When 28,000 log-in details stolen from a well-known website were posted online recently, security firms discovered that a sizable minority of internet users are incredibly naive at setting their own password.
Security analysts Cyber-Ark found that 14% of users choose sequential combinations such as 1234, QWERTY, or ABCD whilst 16% use their first name as a password.
Four percent of users, meanwhile, opted for ‘password’ or a similar derivative as their password, and 5% had chosen the names of pop singers or TV shows.
Three percent had chosen nonchalant passwords including yes’, ‘no’, ‘idontcare’, and ‘whatever’.

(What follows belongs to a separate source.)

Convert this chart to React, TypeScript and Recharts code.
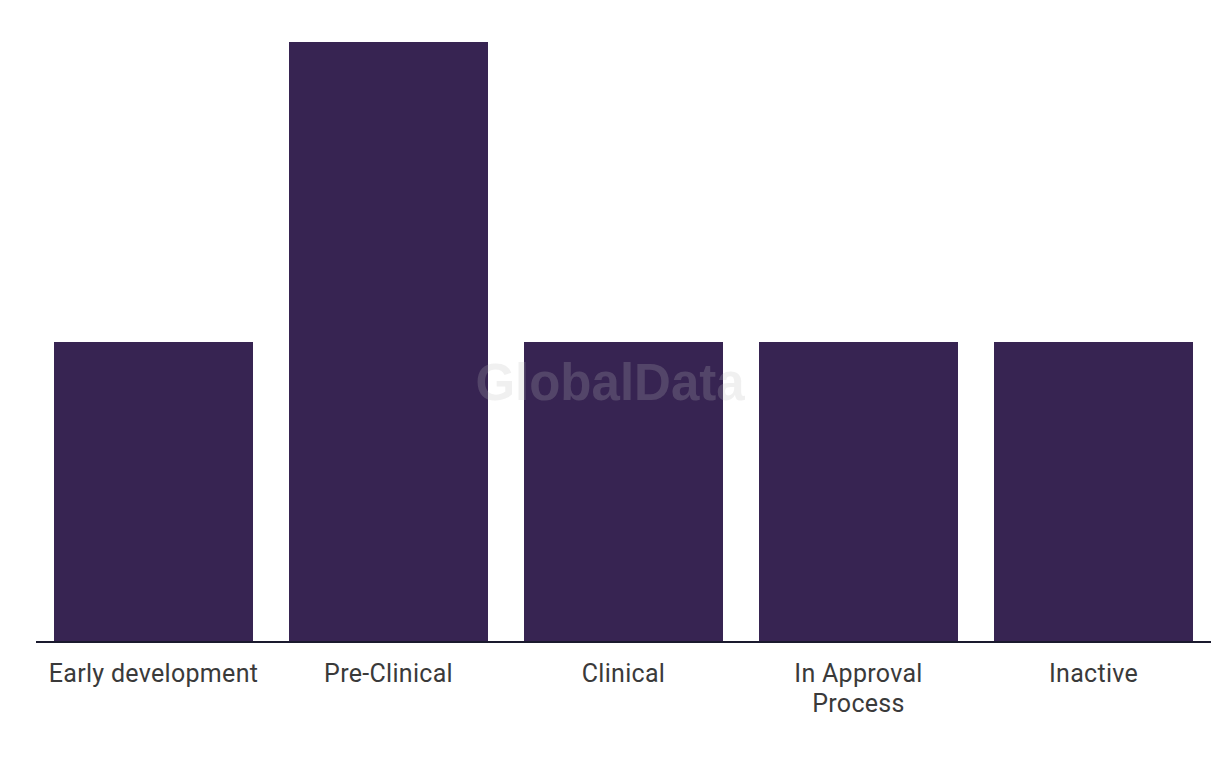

“More than a third of users could have their accounts totally compromised by hackers using a password library-assisted form of hacker attack that could be completed on most systems in a matter of hours,” said Cyber-Ark vice president Adam Bosnian.
“This study confirms what we’ve know for some time here at Cyber-Ark, namely there is a lot of naivety when it comes to password security out there in IT userland.”
Because of this naivety, Bosnian believes it is vital that IT managers educate staff about the need for secure password choices.
There is also a strong argument for having passwords chosen by the IT department rather than individual users, Bosnian said.
If a user whose password is stolen has admin privileges at a company, that company’s IT security would end up ‘dead in the water,’ he concluded.